# simple arrow rest



## filipino_saltik (Oct 7, 2011)

the pictures will tell the story^^ i just use plastic bottle as material. just be sure i bends as the arrow flies.. it works and almost no cost^^ enjoy


----------



## Nicholson (Sep 25, 2012)

I'm not sure if I can fully grasp the concept but I have an idea how it works. If you could post a video of you shooting that would be awsome! great ingenuity


----------



## Imperial (Feb 9, 2011)

darn - that is simple . its basically the chief aj style , but without the price .


----------



## Dayhiker (Mar 13, 2010)

I get it. At first I didn't understand that you were a side shooter. . . Very cool, and thank you for posting.


----------



## Beanflip (Sep 11, 2010)

Great idea! Thanks for sharing. BTW, I like you slingshot designs also.


----------



## Saderath (Jan 1, 2013)

Nice idea!


----------



## filipino_saltik (Oct 7, 2011)

Tnx guys.


----------



## JetBlack (Mar 9, 2012)

Reminds me of the dankung arrow rest, wonder how hard it would be to make one for tubing.


----------



## norca (May 3, 2012)

great use of old plastic very clever too love to see it in use


----------



## treefork (Feb 1, 2010)

Simple,cheap,effective.
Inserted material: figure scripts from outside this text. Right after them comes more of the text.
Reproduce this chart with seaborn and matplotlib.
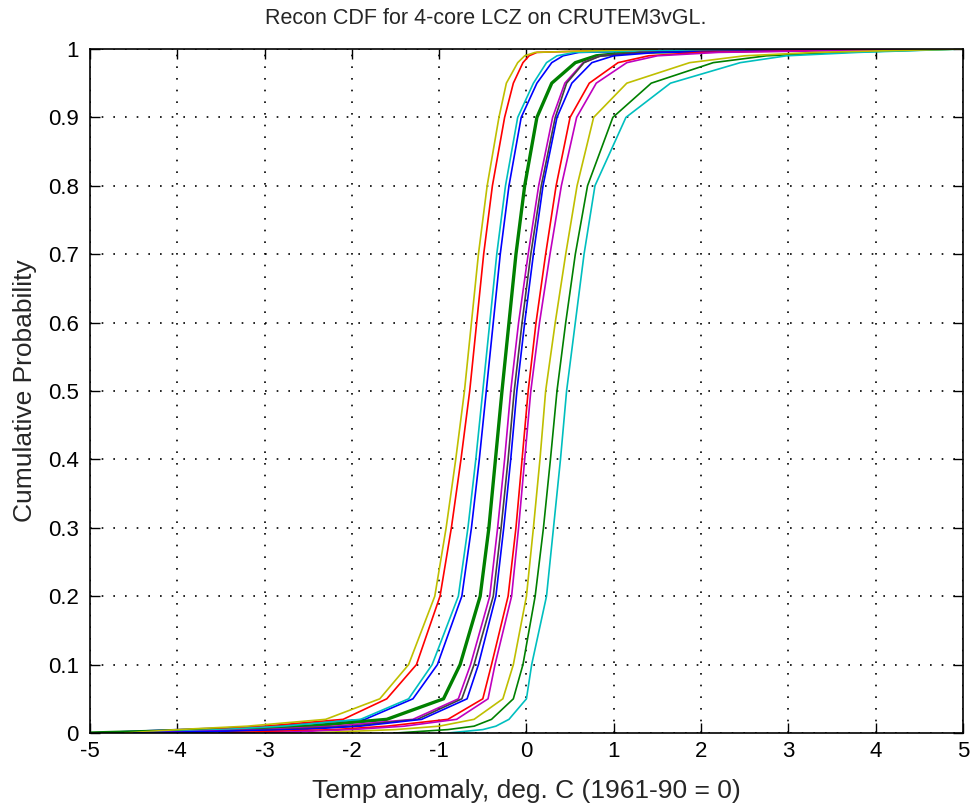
import numpy as np
import pandas as pd
import matplotlib
matplotlib.use("Agg")
import matplotlib.pyplot as plt
import seaborn as sns

# Probability levels at which each curve's quantile (temperature) was read
prob_levels = [0.0, 0.005, 0.01, 0.02, 0.05, 0.1, 0.2, 0.3, 0.4, 0.5,
               0.6, 0.7, 0.8, 0.9, 0.95, 0.98, 0.99, 0.995, 1.0]

yellow1 = [-4.6, -4.0, -3.2, -2.3, -1.68, -1.35, -1.05, -0.92, -0.81, -0.71,
           -0.63, -0.55, -0.45, -0.315, -0.23, -0.10, -0.02, 0.10, 1.5]
red1 = [-4.0, -3.6, -3.0, -2.1, -1.60, -1.26, -0.99, -0.86, -0.75, -0.65,
        -0.57, -0.49, -0.39, -0.25, -0.15, -0.04, 0.03, 0.12, 1.5]
cyan1 = [-4.5, -3.5, -2.8, -1.9, -1.35, -1.08, -0.78, -0.67, -0.58, -0.50,
         -0.42, -0.34, -0.24, -0.10, 0.08, 0.23, 0.35, 0.55, 2.5]
blue1 = [-5.0, -4.0, -2.9, -1.85, -1.30, -1.02, -0.74, -0.63, -0.54, -0.46,
         -0.38, -0.30, -0.20, -0.06, 0.12, 0.29, 0.42, 0.60, 3.0]
green1 = [-5.0, -3.5, -2.5, -1.6, -0.95, -0.76, -0.53, -0.43, -0.355, -0.28,
          -0.20, -0.12, -0.02, 0.12, 0.29, 0.56, 0.80, 1.2, 3.5]
magenta1 = [-4.5, -3.0, -2.2, -1.3, -0.78, -0.64, -0.42, -0.33, -0.25, -0.18,
            -0.09, 0.02, 0.14, 0.30, 0.44, 0.65, 0.85, 1.3, 4.0]
gray1 = [-4.0, -2.8, -2.0, -1.25, -0.74, -0.60, -0.38, -0.29, -0.21, -0.14,
         -0.05, 0.05, 0.17, 0.33, 0.46, 0.66, 0.85, 1.3, 4.0]
blue2 = [-4.5, -2.6, -1.9, -1.2, -0.68, -0.55, -0.35, -0.26, -0.18, -0.11,
         -0.02, 0.08, 0.19, 0.35, 0.52, 0.75, 1.0, 1.5, 4.5]
red2 = [-3.5, -2.2, -1.6, -0.9, -0.50, -0.40, -0.21, -0.12, -0.05, 0.02,
        0.11, 0.22, 0.34, 0.50, 0.72, 1.05, 1.4, 2.0, 4.5]
magenta2 = [-3.0, -2.0, -1.4, -0.8, -0.44, -0.36, -0.17, -0.09, -0.02, 0.05,
            0.15, 0.27, 0.40, 0.575, 0.80, 1.15, 1.5, 2.2, 4.8]
yellow2 = [-2.5, -1.5, -1.0, -0.6, -0.27, -0.15, 0.00, 0.08, 0.155, 0.22,
           0.33, 0.45, 0.58, 0.77, 1.15, 1.87, 2.5, 3.3, 5.0]
green2 = [-1.5, -0.9, -0.6, -0.4, -0.15, -0.04, 0.10, 0.195, 0.275, 0.35,
          0.45, 0.56, 0.70, 0.99, 1.43, 2.14, 2.75, 3.6, 5.0]
cyan2 = [-0.9, -0.5, -0.35, -0.2, 0.0, 0.06, 0.23, 0.31, 0.39, 0.46,
         0.56, 0.66, 0.785, 1.14, 1.65, 2.45, 2.98, 3.8, 5.0]

curve_names = ["blue1", "green1", "red1", "cyan1", "magenta1", "yellow1", "gray1",
               "blue2", "green2", "red2", "cyan2", "magenta2", "yellow2"]
curve_values = [blue1, green1, red1, cyan1, magenta1, yellow1, gray1,
                blue2, green2, red2, cyan2, magenta2, yellow2]

x_ticks = [-5, -4, -3, -2, -1, 0, 1, 2, 3, 4, 5]
y_ticks = [0, 0.1, 0.2, 0.3, 0.4, 0.5, 0.6, 0.7, 0.8, 0.9, 1]
y_tick_labels = ["0", "0.1", "0.2", "0.3", "0.4", "0.5", "0.6", "0.7", "0.8", "0.9", "1"]

colors = {
    "blue": (0, 0, 1), "green": (0, 0.5, 0), "red": (1, 0, 0),
    "cyan": (0, 0.75, 0.75), "magenta": (0.75, 0, 0.75),
    "yellow": (0.75, 0.75, 0), "gray": (0.25, 0.25, 0.25),
}

sns.set_style("white")
plt.rcParams["font.family"] = ["Liberation Sans", "DejaVu Sans"]

fig = plt.figure(figsize=(9.72, 8.08), dpi=100)
ax = fig.add_axes([0.0926, 0.0928, 0.898, 0.8466])

for name, vals in zip(curve_names, curve_values):
    df = pd.DataFrame({"x": vals, "p": prob_levels})
    col = colors[name.rstrip("12")]
    lw = 2.4 if name == "green1" else 1.2
    sns.lineplot(data=df, x="x", y="p", ax=ax, color=col, linewidth=lw,
                 sort=False, estimator=None)

ax.set_xlim(-5, 5)
ax.set_ylim(0, 1)
ax.set_xticks(x_ticks)
ax.set_xticklabels([str(t) for t in x_ticks])
ax.set_yticks(y_ticks)
ax.set_yticklabels(y_tick_labels)
ax.grid(True, color="black", linestyle=(0, (1, 6)), linewidth=1.2)
ax.tick_params(direction="in", length=7, width=1, labelsize=16,
               top=True, right=True, bottom=True, left=True, colors="black")
ax.tick_params(axis="x", pad=6)
ax.tick_params(axis="y", pad=8)
for s in ax.spines.values():
    s.set_visible(True)
    s.set_color("black")
    s.set_linewidth(1.2)
ax.set_xlabel("Temp anomaly, deg. C (1961-90 = 0)", fontsize=19, labelpad=12)
ax.set_ylabel("Cumulative Probability", fontsize=19, labelpad=8)
fig.text(0.5, 1 - 19 / 808, "Recon CDF for 4-core LCZ on CRUTEM3vGL.",
         fontsize=15.5, ha="center", va="center")

fig.savefig("out.png", dpi=100, facecolor="white")
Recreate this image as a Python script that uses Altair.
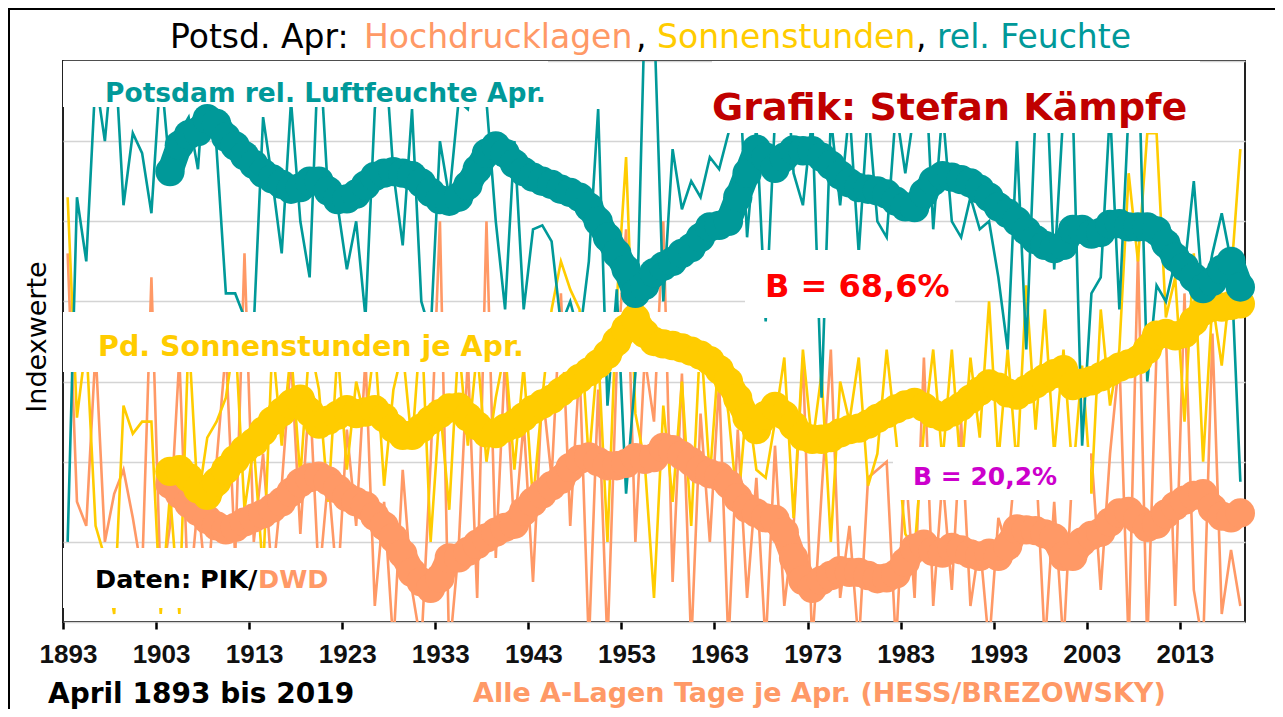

Good Idea!


----------



## Nicholson (Sep 25, 2012)

O! ok I get it now, gangsta style shooting. That is very cool! I'm going to give that a try thanks for sharing


----------



## DaveSteve (May 16, 2012)

Good idea!

How do the TBS and TBG work together?


----------



## filipino_saltik (Oct 7, 2011)

its not tbs its pure latex. its fine just to add more poundages to push the arrow more


----------



## DaveSteve (May 16, 2012)

filipino_saltik said:


> its not tbs its pure latex. its fine just to add more poundages to push the arrow more


Ah, ok.

BTW. Thanks again for the advice to use Sulit to order TBG.

Very friendly people at 'Golden Horse Medical Supplies'.


----------



## DaveSteve (May 16, 2012)

caizhongliang said:


> norca said:
> 
> 
> > great use of old plastic very clever too love to see it in use
> ...


Looks like a Dankung slingshot.

http://www.dankung.com/emart/dankung-slingshots-cool-shape-dankung-slingshots-c-90_69.html?page=5&sort=20a


----------